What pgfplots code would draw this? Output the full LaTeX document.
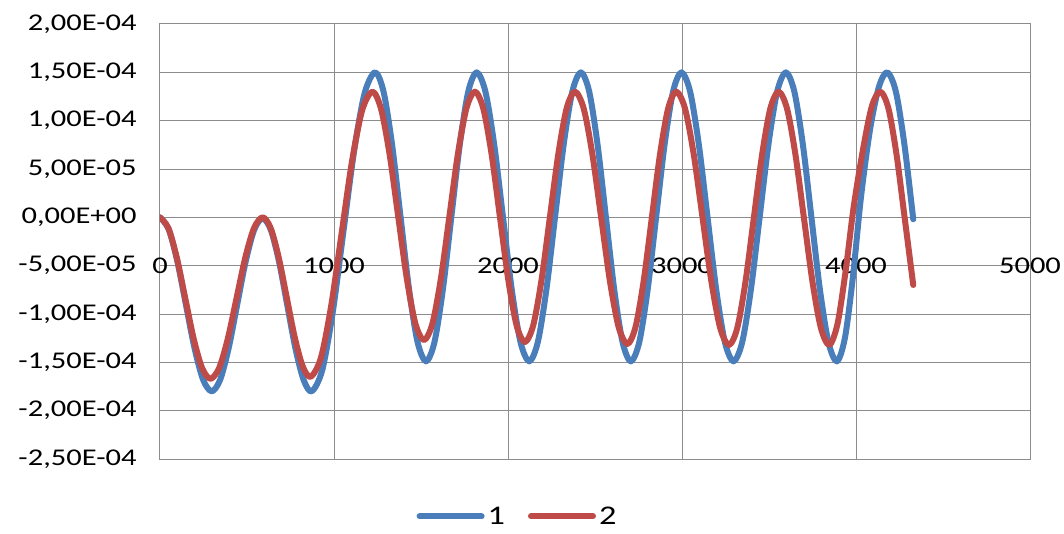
\documentclass[border=0pt]{standalone}
\usepackage{graphicx}
\usepackage{fontspec}
\setmainfont{Carlito}
\usepackage{pgfplots}
\usepackage{pgfplotstable}
\pgfplotsset{compat=1.18}
\definecolor{sblue}{RGB}{74,126,187}
\definecolor{sred}{RGB}{190,75,72}
\definecolor{gridgray}{RGB}{140,140,140}
\newcommand{\sx}[1]{\scalebox{1.27}[1]{#1}}

\pgfplotstableread{
x y
0 0
49.5 -0.121e-4
99 -0.45e-4
148.5 -0.90e-4
198 -1.35e-4
247.5 -1.679e-4
297 -1.80e-4
345.8 -1.680e-4
394.7 -1.353e-4
443.5 -0.905e-4
492.3 -0.458e-4
541.2 -0.130e-4
590 -0.01e-4
637 -0.130e-4
684 -0.458e-4
731 -0.905e-4
778 -1.353e-4
825 -1.680e-4
872 -1.80e-4
932.7 -1.579e-4
993.3 -0.975e-4
1054 -0.15e-4
1114.7 0.675e-4
1175.3 1.279e-4
1236 1.50e-4
1284.8 1.300e-4
1333.7 0.753e-4
1382.5 0.005e-4
1431.3 -0.743e-4
1480.2 -1.290e-4
1529 -1.49e-4
1577.5 -1.290e-4
1626 -0.743e-4
1674.5 0.005e-4
1723 0.753e-4
1771.5 1.300e-4
1820 1.50e-4
1870.3 1.300e-4
1920.7 0.753e-4
1971 0.005e-4
2021.3 -0.743e-4
2071.7 -1.290e-4
2122 -1.49e-4
2171.5 -1.290e-4
2221 -0.743e-4
2270.5 0.005e-4
2320 0.753e-4
2369.5 1.300e-4
2419 1.50e-4
2466.8 1.300e-4
2514.7 0.753e-4
2562.5 0.005e-4
2610.3 -0.743e-4
2658.2 -1.290e-4
2706 -1.49e-4
2754.5 -1.290e-4
2803 -0.743e-4
2851.5 0.005e-4
2900 0.753e-4
2948.5 1.300e-4
2997 1.50e-4
3046.8 1.300e-4
3096.7 0.753e-4
3146.5 0.005e-4
3196.3 -0.743e-4
3246.2 -1.290e-4
3296 -1.49e-4
3346.2 -1.290e-4
3396.3 -0.743e-4
3446.5 0.005e-4
3496.7 0.753e-4
3546.8 1.300e-4
3597 1.50e-4
3645.8 1.300e-4
3694.7 0.753e-4
3743.5 0.005e-4
3792.3 -0.743e-4
3841.2 -1.290e-4
3890 -1.49e-4
3936 -1.250e-4
3982 -0.620e-4
4028 0.200e-4
4080 0.900e-4
4131.7 1.350e-4
4180 1.50e-4
4229.2 1.300e-4
4278.3 0.753e-4
4329 -0.02e-4
}\seriesone

\pgfplotstableread{
x y
0 0
48.3 -0.112e-4
96.7 -0.418e-4
145 -0.835e-4
193.3 -1.253e-4
241.7 -1.558e-4
290 -1.67e-4
340 -1.558e-4
390 -1.253e-4
440 -0.835e-4
490 -0.418e-4
540 -0.112e-4
590 0.0
636 -0.111e-4
682 -0.413e-4
728 -0.825e-4
774 -1.238e-4
820 -1.540e-4
866 -1.65e-4
925 -1.452e-4
984 -0.913e-4
1043 -0.175e-4
1102 0.563e-4
1161 1.102e-4
1220 1.30e-4
1269.5 1.128e-4
1319 0.658e-4
1368.5 0.015e-4
1418 -0.628e-4
1467.5 -1.098e-4
1517 -1.27e-4
1565.8 -1.098e-4
1614.7 -0.628e-4
1663.5 0.015e-4
1712.3 0.658e-4
1761.2 1.128e-4
1810 1.30e-4
1857.8 1.127e-4
1905.7 0.653e-4
1953.5 0.005e-4
2001.3 -0.643e-4
2049.2 -1.117e-4
2097 -1.29e-4
2145 -1.117e-4
2193 -0.643e-4
2241 0.005e-4
2289 0.653e-4
2337 1.127e-4
2385 1.30e-4
2435.2 1.125e-4
2485.3 0.648e-4
2535.5 -0.005e-4
2585.7 -0.658e-4
2635.8 -1.135e-4
2686 -1.31e-4
2732.8 -1.135e-4
2779.7 -0.658e-4
2826.5 -0.005e-4
2873.3 0.648e-4
2920.2 1.125e-4
2967 1.30e-4
3017.5 1.125e-4
3068 0.645e-4
3118.5 -0.010e-4
3169 -0.665e-4
3219.5 -1.145e-4
3270 -1.32e-4
3317.5 -1.145e-4
3365 -0.665e-4
3412.5 -0.010e-4
3460 0.645e-4
3507.5 1.125e-4
3555 1.30e-4
3603.7 1.125e-4
3652.3 0.645e-4
3701 -0.010e-4
3749.7 -0.665e-4
3798.3 -1.145e-4
3847 -1.32e-4
3894 -1.100e-4
3940 -0.560e-4
3986 0.100e-4
4040 0.700e-4
4091.2 1.150e-4
4140 1.30e-4
4186.7 1.125e-4
4233.3 0.645e-4
4280 -0.010e-4
4329 -0.70e-4
}\seriestwo

\begin{document}
\begin{tikzpicture}
\path[use as bounding box] (-160pt,-74pt) rectangle (904pt,459pt);
\begin{axis}[
  at={(0pt,0pt)}, anchor=south west,
  width=870pt, height=435pt, scale only axis,
  xmin=0, xmax=5000, ymin=-2.5e-4, ymax=2e-4,
  xtick={0,1000,2000,3000,4000,5000},
  xticklabels={\sx{0},\sx{1000},\sx{2000},\sx{3000},\sx{4000},\sx{5000}},
  ytick={-2.5e-4,-2e-4,-1.5e-4,-1e-4,-0.5e-4,0,0.5e-4,1e-4,1.5e-4,2e-4},
  yticklabels={\sx{-2,50E-04},\sx{-2,00E-04},\sx{-1,50E-04},\sx{-1,00E-04},\sx{-5,00E-05},\sx{0,00E+00},\sx{5,00E-05},\sx{1,00E-04},\sx{1,50E-04},\sx{2,00E-04}},
  scaled y ticks=false, scaled x ticks=false,
  grid=major,
  major grid style={gridgray, line width=1pt},
  axis line style={gridgray, line width=1pt},
  major tick length=0pt,
  tick label style={font=\fontsize{24}{28}\selectfont, text=black},
  yticklabel style={xshift=-20pt},
  xticklabel style={yshift=204.8pt},
  legend columns=-1,
  legend style={at={(0.4115,-0.132)}, anchor=center, draw=none, fill=none,
    font=\fontsize{27}{30}\selectfont,
    nodes={inner sep=3pt},
    /tikz/every even column/.append style={column sep=20pt}},
  legend image code/.code={\draw[#1, line width=6pt] (0pt,0pt) -- (62pt,0pt);},
]
\addplot[sblue, line width=6pt, line cap=round, line join=round, smooth] table[x=x,y=y] {\seriesone};
\addlegendentry{\sx{1}}
\addplot[sred, line width=6pt, line cap=round, line join=round, smooth] table[x=x,y=y] {\seriestwo};
\addlegendentry{\sx{2}}
\end{axis}
\end{tikzpicture}
\end{document}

## Exercise objective
Write out the listing above again, exactly, but with no pictures in the copy.

## Solved problem
What pgfplots code would draw this? Output the full LaTeX document.
\documentclass[border=0pt]{standalone}
\usepackage{graphicx}
\usepackage{fontspec}
\setmainfont{Carlito}
\usepackage{pgfplots}
\usepackage{pgfplotstable}
\pgfplotsset{compat=1.18}
\definecolor{sblue}{RGB}{74,126,187}
\definecolor{sred}{RGB}{190,75,72}
\definecolor{gridgray}{RGB}{140,140,140}
\newcommand{\sx}[1]{\scalebox{1.27}[1]{#1}}

\pgfplotstableread{
x y
0 0
49.5 -0.121e-4
99 -0.45e-4
148.5 -0.90e-4
198 -1.35e-4
247.5 -1.679e-4
297 -1.80e-4
345.8 -1.680e-4
394.7 -1.353e-4
443.5 -0.905e-4
492.3 -0.458e-4
541.2 -0.130e-4
590 -0.01e-4
637 -0.130e-4
684 -0.458e-4
731 -0.905e-4
778 -1.353e-4
825 -1.680e-4
872 -1.80e-4
932.7 -1.579e-4
993.3 -0.975e-4
1054 -0.15e-4
1114.7 0.675e-4
1175.3 1.279e-4
1236 1.50e-4
1284.8 1.300e-4
1333.7 0.753e-4
1382.5 0.005e-4
1431.3 -0.743e-4
1480.2 -1.290e-4
1529 -1.49e-4
1577.5 -1.290e-4
1626 -0.743e-4
1674.5 0.005e-4
1723 0.753e-4
1771.5 1.300e-4
1820 1.50e-4
1870.3 1.300e-4
1920.7 0.753e-4
1971 0.005e-4
2021.3 -0.743e-4
2071.7 -1.290e-4
2122 -1.49e-4
2171.5 -1.290e-4
2221 -0.743e-4
2270.5 0.005e-4
2320 0.753e-4
2369.5 1.300e-4
2419 1.50e-4
2466.8 1.300e-4
2514.7 0.753e-4
2562.5 0.005e-4
2610.3 -0.743e-4
2658.2 -1.290e-4
2706 -1.49e-4
2754.5 -1.290e-4
2803 -0.743e-4
2851.5 0.005e-4
2900 0.753e-4
2948.5 1.300e-4
2997 1.50e-4
3046.8 1.300e-4
3096.7 0.753e-4
3146.5 0.005e-4
3196.3 -0.743e-4
3246.2 -1.290e-4
3296 -1.49e-4
3346.2 -1.290e-4
3396.3 -0.743e-4
3446.5 0.005e-4
3496.7 0.753e-4
3546.8 1.300e-4
3597 1.50e-4
3645.8 1.300e-4
3694.7 0.753e-4
3743.5 0.005e-4
3792.3 -0.743e-4
3841.2 -1.290e-4
3890 -1.49e-4
3936 -1.250e-4
3982 -0.620e-4
4028 0.200e-4
4080 0.900e-4
4131.7 1.350e-4
4180 1.50e-4
4229.2 1.300e-4
4278.3 0.753e-4
4329 -0.02e-4
}\seriesone

\pgfplotstableread{
x y
0 0
48.3 -0.112e-4
96.7 -0.418e-4
145 -0.835e-4
193.3 -1.253e-4
241.7 -1.558e-4
290 -1.67e-4
340 -1.558e-4
390 -1.253e-4
440 -0.835e-4
490 -0.418e-4
540 -0.112e-4
590 0.0
636 -0.111e-4
682 -0.413e-4
728 -0.825e-4
774 -1.238e-4
820 -1.540e-4
866 -1.65e-4
925 -1.452e-4
984 -0.913e-4
1043 -0.175e-4
1102 0.563e-4
1161 1.102e-4
1220 1.30e-4
1269.5 1.128e-4
1319 0.658e-4
1368.5 0.015e-4
1418 -0.628e-4
1467.5 -1.098e-4
1517 -1.27e-4
1565.8 -1.098e-4
1614.7 -0.628e-4
1663.5 0.015e-4
1712.3 0.658e-4
1761.2 1.128e-4
1810 1.30e-4
1857.8 1.127e-4
1905.7 0.653e-4
1953.5 0.005e-4
2001.3 -0.643e-4
2049.2 -1.117e-4
2097 -1.29e-4
2145 -1.117e-4
2193 -0.643e-4
2241 0.005e-4
2289 0.653e-4
2337 1.127e-4
2385 1.30e-4
2435.2 1.125e-4
2485.3 0.648e-4
2535.5 -0.005e-4
2585.7 -0.658e-4
2635.8 -1.135e-4
2686 -1.31e-4
2732.8 -1.135e-4
2779.7 -0.658e-4
2826.5 -0.005e-4
2873.3 0.648e-4
2920.2 1.125e-4
2967 1.30e-4
3017.5 1.125e-4
3068 0.645e-4
3118.5 -0.010e-4
3169 -0.665e-4
3219.5 -1.145e-4
3270 -1.32e-4
3317.5 -1.145e-4
3365 -0.665e-4
3412.5 -0.010e-4
3460 0.645e-4
3507.5 1.125e-4
3555 1.30e-4
3603.7 1.125e-4
3652.3 0.645e-4
3701 -0.010e-4
3749.7 -0.665e-4
3798.3 -1.145e-4
3847 -1.32e-4
3894 -1.100e-4
3940 -0.560e-4
3986 0.100e-4
4040 0.700e-4
4091.2 1.150e-4
4140 1.30e-4
4186.7 1.125e-4
4233.3 0.645e-4
4280 -0.010e-4
4329 -0.70e-4
}\seriestwo

\begin{document}
\begin{tikzpicture}
\path[use as bounding box] (-160pt,-74pt) rectangle (904pt,459pt);
\begin{axis}[
  at={(0pt,0pt)}, anchor=south west,
  width=870pt, height=435pt, scale only axis,
  xmin=0, xmax=5000, ymin=-2.5e-4, ymax=2e-4,
  xtick={0,1000,2000,3000,4000,5000},
  xticklabels={\sx{0},\sx{1000},\sx{2000},\sx{3000},\sx{4000},\sx{5000}},
  ytick={-2.5e-4,-2e-4,-1.5e-4,-1e-4,-0.5e-4,0,0.5e-4,1e-4,1.5e-4,2e-4},
  yticklabels={\sx{-2,50E-04},\sx{-2,00E-04},\sx{-1,50E-04},\sx{-1,00E-04},\sx{-5,00E-05},\sx{0,00E+00},\sx{5,00E-05},\sx{1,00E-04},\sx{1,50E-04},\sx{2,00E-04}},
  scaled y ticks=false, scaled x ticks=false,
  grid=major,
  major grid style={gridgray, line width=1pt},
  axis line style={gridgray, line width=1pt},
  major tick length=0pt,
  tick label style={font=\fontsize{24}{28}\selectfont, text=black},
  yticklabel style={xshift=-20pt},
  xticklabel style={yshift=204.8pt},
  legend columns=-1,
  legend style={at={(0.4115,-0.132)}, anchor=center, draw=none, fill=none,
    font=\fontsize{27}{30}\selectfont,
    nodes={inner sep=3pt},
    /tikz/every even column/.append style={column sep=20pt}},
  legend image code/.code={\draw[#1, line width=6pt] (0pt,0pt) -- (62pt,0pt);},
]
\addplot[sblue, line width=6pt, line cap=round, line join=round, smooth] table[x=x,y=y] {\seriesone};
\addlegendentry{\sx{1}}
\addplot[sred, line width=6pt, line cap=round, line join=round, smooth] table[x=x,y=y] {\seriestwo};
\addlegendentry{\sx{2}}
\end{axis}
\end{tikzpicture}
\end{document}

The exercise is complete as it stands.